Stacks are a fundamental data structure that appear in 16% of all coding interview questions. With 140 questions tagged "Stack" on our platform, they're not just an academic exercise—they're a practical tool for solving real-world problems involving nested structures, reversals, and sequential processing. If you can recognize when to use a stack, you'll solve problems faster and write cleaner code.

Common Patterns

1. Parentheses and Nested Validation

This is the most classic stack application. Use a stack to track opening brackets and ensure they close in the correct order. The pattern: push opening symbols, pop on a match when you see a closing symbol.

def isValid(s: str) -> bool:
    stack = []
    mapping = {')': '(', '}': '{', ']': '['}
    for char in s:
        if char in mapping:
            top = stack.pop() if stack else '#'
            if mapping[char] != top:
                return False
        else:
            stack.append(char)
    return not stack

2. Monotonic Stack

A monotonic stack maintains elements in either strictly increasing or decreasing order. It's perfect for problems like "next greater element" or "daily temperatures." The core idea: while the current element violates the monotonic order, pop from the stack and process.

def dailyTemperatures(temperatures):
    n = len(temperatures)
    answer = [0] * n
    stack = []  # stores indices
    for i in range(n):
        while stack and temperatures[i] > temperatures[stack[-1]]:
            idx = stack.pop()
            answer[idx] = i - idx
        stack.append(i)
    return answer

3. Stack for DFS and Expression Evaluation

Stacks naturally implement Depth-First Search (DFS) on trees and graphs without recursion. They're also essential for evaluating postfix (Reverse Polish Notation) expressions or parsing nested commands.

Difficulty Breakdown

Our data shows 140 Stack questions split as:

  • Easy: 23 (16%) – These test basic operations (push, pop) and simple validation. Master these first.
  • Medium: 78 (56%) – The core of stack interviews. Expect monotonic stacks, combined data structures, and multi-step logic.
  • Hard: 39 (28%) – Often involve stacks combined with other concepts (DP, greedy algorithms) or complex simulations.

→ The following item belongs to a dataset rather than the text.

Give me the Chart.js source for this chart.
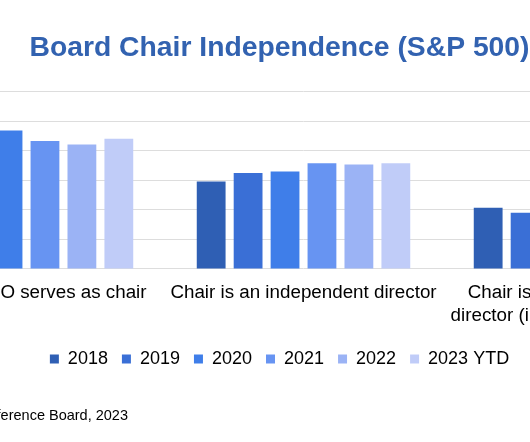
<!DOCTYPE html>
<html>
<head>
<meta charset="utf-8">
<script src="https://cdn.jsdelivr.net/npm/chart.js@4.4.1/dist/chart.umd.min.js"></script>
<style>
  html, body { margin: 0; padding: 0; width: 530px; height: 442px; overflow: hidden; background: #fff; }
  /* the reference is a crop of a wider chart, so the canvas hangs off both edges */
  #wrap { position: absolute; left: -160px; top: 0; width: 888px; height: 442px; }
  #source { position: absolute; right: 402px; top: 407px; font: 14.5px "Liberation Sans", Arial, sans-serif; color: #000; white-space: nowrap; }
</style>
</head>
<body>
<div id="wrap"><canvas id="chart"></canvas></div>
<div id="source">Source: The Conference Board, 2023</div>
<script>
const categories = [
    "Current CEO serves as chair",
    "Chair is an independent director",
    ["Chair is a non-independent", "director (including former CEO)"]
];
const years = ["2018", "2019", "2020", "2021", "2022", "2023 YTD"];
// share of companies (%), one value per year
const ceoIsChair = [49.7, 48.5, 46.9, 43.4, 42.2, 44.1];
const independentChair = [29.6, 32.5, 33.0, 35.8, 35.4, 35.8];
const nonIndependentChair = [20.7, 19.0, 20.1, 20.8, 22.4, 20.1];
const yTicks = [0, 10, 20, 30, 40, 50, 60];

const yearColors = ["#2f5fb4", "#3a6fd6", "#3f7ee9", "#6794f2", "#9bb3f5", "#c0ccf8"];

const datasets = years.map((year, i) => ({
    label: year,
    data: [ceoIsChair[i], independentChair[i], nonIndependentChair[i]],
    backgroundColor: yearColors[i],
    categoryPercentage: 0.8,
    barPercentage: 0.78
}));

new Chart(document.getElementById('chart'), {
    type: 'bar',
    data: {
        labels: categories,
        datasets: datasets
    },
    options: {
        responsive: true,
        maintainAspectRatio: false,
        animation: false,
        layout: {
            padding: { left: 0, right: 9, top: 0, bottom: 64 }
        },
        plugins: {
            title: {
                display: true,
                text: "Board Chair Independence (S&P 500)",
                color: "#3262b0",
                font: { family: "Liberation Sans", size: 28.3, weight: 'bold' },
                padding: { top: 31, bottom: 27 }
            },
            legend: {
                position: 'bottom',
                labels: {
                    color: "#000",
                    font: { family: "Liberation Sans", size: 18 },
                    boxWidth: 9,
                    boxHeight: 9,
                    padding: 14
                }
            },
            tooltip: { enabled: false }
        },
        scales: {
            x: {
                afterFit: (scale) => { scale.height -= 4; },
                grid: { display: false, drawTicks: false },
                border: { display: false },
                ticks: {
                    color: "#000",
                    font: { family: "Liberation Sans", size: 18.8 },
                    maxRotation: 0,
                    autoSkip: false,
                    padding: 13
                }
            },
            y: {
                min: yTicks[0],
                max: yTicks[yTicks.length - 1],
                afterFit: (scale) => { scale.width = 48; },
                afterBuildTicks: (scale) => { scale.ticks = yTicks.map(v => ({ value: v })); },
                grid: { color: "#dddddd", lineWidth: 1, drawTicks: false },
                border: { display: false },
                ticks: {
                    color: "#000",
                    font: { family: "Liberation Sans", size: 14 },
                    padding: 6,
                    callback: (v) => v + "%"
                }
            }
        }
    }
});
</script>
</body>
</html>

The 56% medium majority means you must be comfortable with pattern adaptation. A hard problem is usually a medium stack pattern layered with additional constraints.

Which Companies Ask Stack

Stack questions are universal, but some companies emphasize them more:

  • Google – Loves stack-based parsing and simulation problems.
  • Amazon – Frequently asks for stack solutions in online assessment rounds.
  • Meta – Uses stacks for nested UI component and expression evaluation scenarios.
  • Microsoft – Often includes stack problems in phone screens.
  • Bloomberg – Heavy on real-time data streaming problems solvable with stacks.

Study Tips

  1. Recognize the "Last-In, First-Out" need – If a problem involves reversing, tracking the most recent element, or handling nested structures, think stack.
  2. Practice monotonic stacks until automatic – This pattern is non-negotiable for medium/hard questions. Write the "next greater element" solution from memory.
  3. Simulate with a physical stack – Use paper or a whiteboard to manually run through push/pop sequences for complex problems like "largest rectangle in histogram."
  4. Combine with other structures – Practice using stacks alongside hash maps (for O(1) lookups) or queues (for hybrid problems).

Mastering these patterns turns stack problems from confusing to systematic.